▸ Exercise details
Using the records provided below, locate and copy each line that contains the word "this".

Entries taken from a collection

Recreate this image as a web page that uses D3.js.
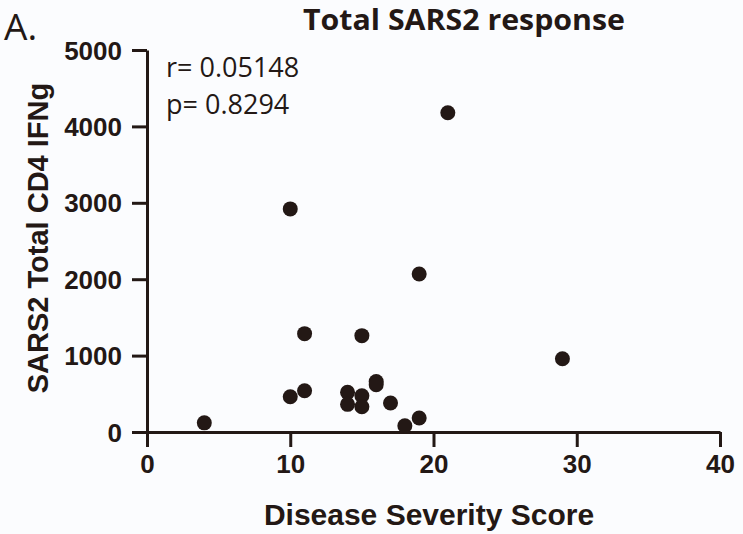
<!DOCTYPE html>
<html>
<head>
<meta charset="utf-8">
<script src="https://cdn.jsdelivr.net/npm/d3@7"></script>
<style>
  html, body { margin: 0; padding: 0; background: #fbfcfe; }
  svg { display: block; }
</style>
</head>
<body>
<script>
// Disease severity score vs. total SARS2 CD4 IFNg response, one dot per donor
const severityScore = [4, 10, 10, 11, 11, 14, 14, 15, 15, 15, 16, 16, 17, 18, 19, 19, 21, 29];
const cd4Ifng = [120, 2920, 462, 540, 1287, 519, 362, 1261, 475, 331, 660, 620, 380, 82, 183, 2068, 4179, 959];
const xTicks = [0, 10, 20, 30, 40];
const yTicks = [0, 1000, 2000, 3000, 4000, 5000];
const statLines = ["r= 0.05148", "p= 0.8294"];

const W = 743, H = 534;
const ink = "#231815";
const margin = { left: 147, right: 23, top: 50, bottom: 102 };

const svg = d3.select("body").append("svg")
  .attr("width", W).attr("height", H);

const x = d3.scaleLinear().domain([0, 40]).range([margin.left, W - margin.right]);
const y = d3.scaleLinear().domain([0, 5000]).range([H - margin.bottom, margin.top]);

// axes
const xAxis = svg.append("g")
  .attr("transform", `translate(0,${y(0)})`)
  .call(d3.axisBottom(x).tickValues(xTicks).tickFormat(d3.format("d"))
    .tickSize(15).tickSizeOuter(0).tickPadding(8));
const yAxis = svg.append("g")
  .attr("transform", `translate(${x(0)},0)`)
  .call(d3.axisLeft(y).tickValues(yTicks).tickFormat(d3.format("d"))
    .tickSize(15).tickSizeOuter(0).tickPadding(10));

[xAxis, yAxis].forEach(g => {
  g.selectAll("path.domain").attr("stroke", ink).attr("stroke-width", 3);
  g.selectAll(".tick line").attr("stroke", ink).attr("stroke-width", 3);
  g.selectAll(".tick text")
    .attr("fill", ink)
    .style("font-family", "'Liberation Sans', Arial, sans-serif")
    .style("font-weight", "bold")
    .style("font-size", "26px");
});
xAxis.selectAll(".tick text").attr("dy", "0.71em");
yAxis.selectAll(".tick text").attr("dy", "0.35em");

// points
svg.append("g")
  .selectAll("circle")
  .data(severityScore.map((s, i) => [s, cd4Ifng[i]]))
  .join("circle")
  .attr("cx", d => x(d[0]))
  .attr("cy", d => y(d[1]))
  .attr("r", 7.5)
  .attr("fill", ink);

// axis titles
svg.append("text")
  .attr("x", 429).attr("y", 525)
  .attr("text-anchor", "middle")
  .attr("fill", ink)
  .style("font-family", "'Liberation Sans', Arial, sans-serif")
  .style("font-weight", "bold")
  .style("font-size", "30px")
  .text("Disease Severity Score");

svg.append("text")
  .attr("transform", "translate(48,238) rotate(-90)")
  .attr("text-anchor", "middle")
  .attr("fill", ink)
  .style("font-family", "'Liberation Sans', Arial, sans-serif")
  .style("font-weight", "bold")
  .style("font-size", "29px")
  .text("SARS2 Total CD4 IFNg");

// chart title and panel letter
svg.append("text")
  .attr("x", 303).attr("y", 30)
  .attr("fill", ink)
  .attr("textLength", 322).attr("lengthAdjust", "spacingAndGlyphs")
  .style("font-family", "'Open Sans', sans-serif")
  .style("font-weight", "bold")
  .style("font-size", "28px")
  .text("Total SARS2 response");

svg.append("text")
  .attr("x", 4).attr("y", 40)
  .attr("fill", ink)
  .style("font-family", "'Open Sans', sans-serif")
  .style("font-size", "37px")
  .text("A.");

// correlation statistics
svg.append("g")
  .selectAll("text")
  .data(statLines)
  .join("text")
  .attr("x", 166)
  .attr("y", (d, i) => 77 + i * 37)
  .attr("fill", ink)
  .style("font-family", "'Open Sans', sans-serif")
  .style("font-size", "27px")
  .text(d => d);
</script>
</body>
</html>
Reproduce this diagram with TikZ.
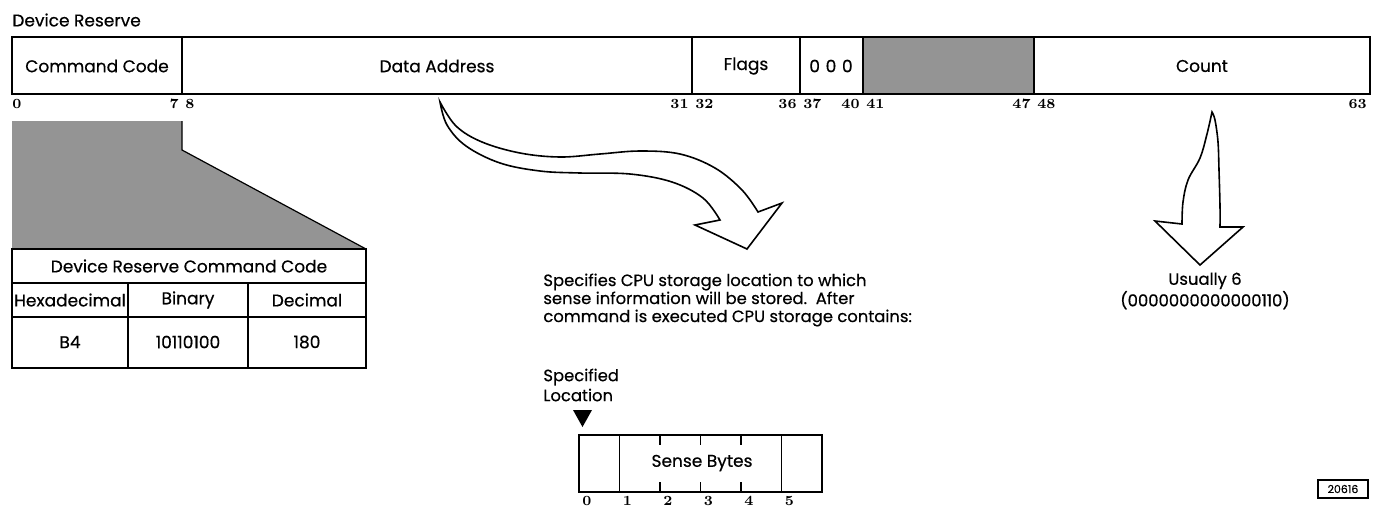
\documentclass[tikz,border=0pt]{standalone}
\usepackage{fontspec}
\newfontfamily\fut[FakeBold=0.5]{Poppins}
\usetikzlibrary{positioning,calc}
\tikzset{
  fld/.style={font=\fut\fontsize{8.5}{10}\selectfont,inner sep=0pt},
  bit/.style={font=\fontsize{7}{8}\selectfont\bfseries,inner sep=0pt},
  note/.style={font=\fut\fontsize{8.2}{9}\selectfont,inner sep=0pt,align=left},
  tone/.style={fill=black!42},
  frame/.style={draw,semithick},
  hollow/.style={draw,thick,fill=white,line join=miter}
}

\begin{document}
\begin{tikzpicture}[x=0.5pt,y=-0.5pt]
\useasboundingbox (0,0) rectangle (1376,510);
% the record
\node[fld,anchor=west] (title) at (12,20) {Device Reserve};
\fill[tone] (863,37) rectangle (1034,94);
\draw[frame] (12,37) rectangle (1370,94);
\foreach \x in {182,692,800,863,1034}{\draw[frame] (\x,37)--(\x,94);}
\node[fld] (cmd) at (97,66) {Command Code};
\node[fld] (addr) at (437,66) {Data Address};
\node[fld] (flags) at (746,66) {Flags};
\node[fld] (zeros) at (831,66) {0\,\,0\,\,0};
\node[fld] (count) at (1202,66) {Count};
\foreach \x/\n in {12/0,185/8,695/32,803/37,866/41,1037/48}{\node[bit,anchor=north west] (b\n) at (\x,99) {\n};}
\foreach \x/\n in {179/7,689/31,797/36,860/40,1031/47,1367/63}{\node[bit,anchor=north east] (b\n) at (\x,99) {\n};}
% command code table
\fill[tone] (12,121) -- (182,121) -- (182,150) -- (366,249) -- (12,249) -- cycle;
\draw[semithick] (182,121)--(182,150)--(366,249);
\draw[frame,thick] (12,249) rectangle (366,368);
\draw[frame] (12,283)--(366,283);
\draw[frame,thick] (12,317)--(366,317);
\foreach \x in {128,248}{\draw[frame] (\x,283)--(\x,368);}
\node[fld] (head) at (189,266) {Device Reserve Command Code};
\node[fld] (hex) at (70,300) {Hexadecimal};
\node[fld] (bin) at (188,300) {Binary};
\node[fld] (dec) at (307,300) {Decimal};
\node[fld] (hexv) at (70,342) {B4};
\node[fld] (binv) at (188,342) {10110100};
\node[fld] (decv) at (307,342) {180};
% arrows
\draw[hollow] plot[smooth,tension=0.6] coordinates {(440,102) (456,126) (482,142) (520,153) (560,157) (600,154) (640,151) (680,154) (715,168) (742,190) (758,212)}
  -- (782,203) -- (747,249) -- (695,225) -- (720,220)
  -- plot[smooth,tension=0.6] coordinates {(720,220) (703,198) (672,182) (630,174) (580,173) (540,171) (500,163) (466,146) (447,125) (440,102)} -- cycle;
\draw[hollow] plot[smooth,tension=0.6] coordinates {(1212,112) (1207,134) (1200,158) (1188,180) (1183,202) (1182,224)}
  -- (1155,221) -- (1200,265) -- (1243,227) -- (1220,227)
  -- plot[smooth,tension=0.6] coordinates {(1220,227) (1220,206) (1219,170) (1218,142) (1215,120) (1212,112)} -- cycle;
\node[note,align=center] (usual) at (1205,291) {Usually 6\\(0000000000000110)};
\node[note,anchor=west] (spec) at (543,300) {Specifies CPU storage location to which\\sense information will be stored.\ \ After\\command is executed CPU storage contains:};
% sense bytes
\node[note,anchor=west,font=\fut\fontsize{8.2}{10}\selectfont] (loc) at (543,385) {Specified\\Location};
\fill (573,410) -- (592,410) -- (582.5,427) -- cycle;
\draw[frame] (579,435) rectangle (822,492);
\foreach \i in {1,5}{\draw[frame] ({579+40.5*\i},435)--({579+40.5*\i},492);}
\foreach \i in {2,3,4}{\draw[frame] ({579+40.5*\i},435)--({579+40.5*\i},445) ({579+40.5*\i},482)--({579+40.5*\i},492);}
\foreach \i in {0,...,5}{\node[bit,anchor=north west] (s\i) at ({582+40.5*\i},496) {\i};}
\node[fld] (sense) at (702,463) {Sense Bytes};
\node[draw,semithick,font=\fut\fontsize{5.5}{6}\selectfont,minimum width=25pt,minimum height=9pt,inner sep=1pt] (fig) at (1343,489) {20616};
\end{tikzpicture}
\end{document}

▸ The reply
Recreate this image as a web page that uses D3.js.
Reproduce this diagram with TikZ.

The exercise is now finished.